» WHAT YOU SHOULD DO
No images are to be carried over; print all other material exactly as it stands.

» DATA
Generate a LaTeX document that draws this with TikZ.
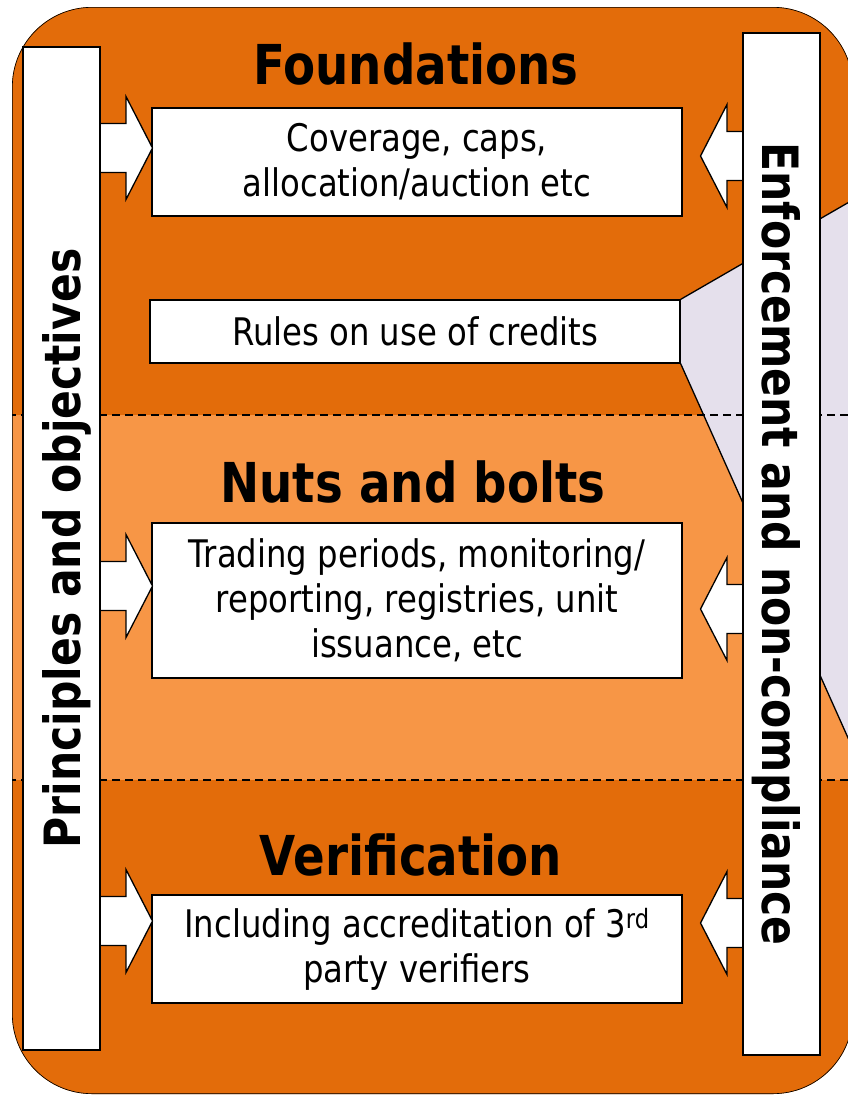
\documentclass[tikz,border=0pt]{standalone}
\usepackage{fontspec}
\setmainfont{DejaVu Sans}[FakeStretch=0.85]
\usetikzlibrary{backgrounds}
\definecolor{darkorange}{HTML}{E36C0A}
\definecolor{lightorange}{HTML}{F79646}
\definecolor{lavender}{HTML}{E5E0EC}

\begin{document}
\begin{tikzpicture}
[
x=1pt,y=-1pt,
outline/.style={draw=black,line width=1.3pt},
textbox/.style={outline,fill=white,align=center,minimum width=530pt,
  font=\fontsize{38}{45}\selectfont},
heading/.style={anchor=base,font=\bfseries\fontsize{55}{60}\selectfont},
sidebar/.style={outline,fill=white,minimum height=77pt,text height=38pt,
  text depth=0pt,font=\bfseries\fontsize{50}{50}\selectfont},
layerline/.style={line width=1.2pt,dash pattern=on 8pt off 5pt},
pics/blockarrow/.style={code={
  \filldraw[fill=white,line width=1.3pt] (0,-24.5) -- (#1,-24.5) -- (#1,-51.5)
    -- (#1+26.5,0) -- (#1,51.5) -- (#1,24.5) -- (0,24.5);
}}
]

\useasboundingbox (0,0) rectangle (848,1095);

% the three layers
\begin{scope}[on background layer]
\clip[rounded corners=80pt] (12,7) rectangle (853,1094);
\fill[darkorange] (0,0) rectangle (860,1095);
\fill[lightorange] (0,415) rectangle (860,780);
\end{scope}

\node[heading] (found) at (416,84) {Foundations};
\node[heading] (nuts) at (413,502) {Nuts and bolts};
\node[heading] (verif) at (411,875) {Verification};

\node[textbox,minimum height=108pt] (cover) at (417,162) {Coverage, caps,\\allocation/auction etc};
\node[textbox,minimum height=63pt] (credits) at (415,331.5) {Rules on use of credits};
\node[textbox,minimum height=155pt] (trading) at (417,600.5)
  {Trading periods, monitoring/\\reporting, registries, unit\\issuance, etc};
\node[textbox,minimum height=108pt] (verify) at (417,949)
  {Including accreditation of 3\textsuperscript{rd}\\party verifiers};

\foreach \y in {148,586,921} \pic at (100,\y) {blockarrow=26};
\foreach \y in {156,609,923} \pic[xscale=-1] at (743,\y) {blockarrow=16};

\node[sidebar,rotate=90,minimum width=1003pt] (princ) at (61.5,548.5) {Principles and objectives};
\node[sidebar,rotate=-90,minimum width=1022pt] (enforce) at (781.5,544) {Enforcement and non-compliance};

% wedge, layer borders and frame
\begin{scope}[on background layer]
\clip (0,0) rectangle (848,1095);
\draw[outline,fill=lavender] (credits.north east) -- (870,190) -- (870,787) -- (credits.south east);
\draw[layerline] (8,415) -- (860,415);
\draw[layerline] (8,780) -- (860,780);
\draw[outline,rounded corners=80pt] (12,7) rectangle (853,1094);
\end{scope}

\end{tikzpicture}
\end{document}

» FINAL RESULT
Generate a LaTeX document that draws this with TikZ.
\documentclass[tikz,border=0pt]{standalone}
\usepackage{fontspec}
\setmainfont{DejaVu Sans}[FakeStretch=0.85]
\usetikzlibrary{backgrounds}
\definecolor{darkorange}{HTML}{E36C0A}
\definecolor{lightorange}{HTML}{F79646}
\definecolor{lavender}{HTML}{E5E0EC}

\begin{document}
\begin{tikzpicture}
[
x=1pt,y=-1pt,
outline/.style={draw=black,line width=1.3pt},
textbox/.style={outline,fill=white,align=center,minimum width=530pt,
  font=\fontsize{38}{45}\selectfont},
heading/.style={anchor=base,font=\bfseries\fontsize{55}{60}\selectfont},
sidebar/.style={outline,fill=white,minimum height=77pt,text height=38pt,
  text depth=0pt,font=\bfseries\fontsize{50}{50}\selectfont},
layerline/.style={line width=1.2pt,dash pattern=on 8pt off 5pt},
pics/blockarrow/.style={code={
  \filldraw[fill=white,line width=1.3pt] (0,-24.5) -- (#1,-24.5) -- (#1,-51.5)
    -- (#1+26.5,0) -- (#1,51.5) -- (#1,24.5) -- (0,24.5);
}}
]

\useasboundingbox (0,0) rectangle (848,1095);

% the three layers
\begin{scope}[on background layer]
\clip[rounded corners=80pt] (12,7) rectangle (853,1094);
\fill[darkorange] (0,0) rectangle (860,1095);
\fill[lightorange] (0,415) rectangle (860,780);
\end{scope}

\node[heading] (found) at (416,84) {Foundations};
\node[heading] (nuts) at (413,502) {Nuts and bolts};
\node[heading] (verif) at (411,875) {Verification};

\node[textbox,minimum height=108pt] (cover) at (417,162) {Coverage, caps,\\allocation/auction etc};
\node[textbox,minimum height=63pt] (credits) at (415,331.5) {Rules on use of credits};
\node[textbox,minimum height=155pt] (trading) at (417,600.5)
  {Trading periods, monitoring/\\reporting, registries, unit\\issuance, etc};
\node[textbox,minimum height=108pt] (verify) at (417,949)
  {Including accreditation of 3\textsuperscript{rd}\\party verifiers};

\foreach \y in {148,586,921} \pic at (100,\y) {blockarrow=26};
\foreach \y in {156,609,923} \pic[xscale=-1] at (743,\y) {blockarrow=16};

\node[sidebar,rotate=90,minimum width=1003pt] (princ) at (61.5,548.5) {Principles and objectives};
\node[sidebar,rotate=-90,minimum width=1022pt] (enforce) at (781.5,544) {Enforcement and non-compliance};

% wedge, layer borders and frame
\begin{scope}[on background layer]
\clip (0,0) rectangle (848,1095);
\draw[outline,fill=lavender] (credits.north east) -- (870,190) -- (870,787) -- (credits.south east);
\draw[layerline] (8,415) -- (860,415);
\draw[layerline] (8,780) -- (860,780);
\draw[outline,rounded corners=80pt] (12,7) rectangle (853,1094);
\end{scope}

\end{tikzpicture}
\end{document}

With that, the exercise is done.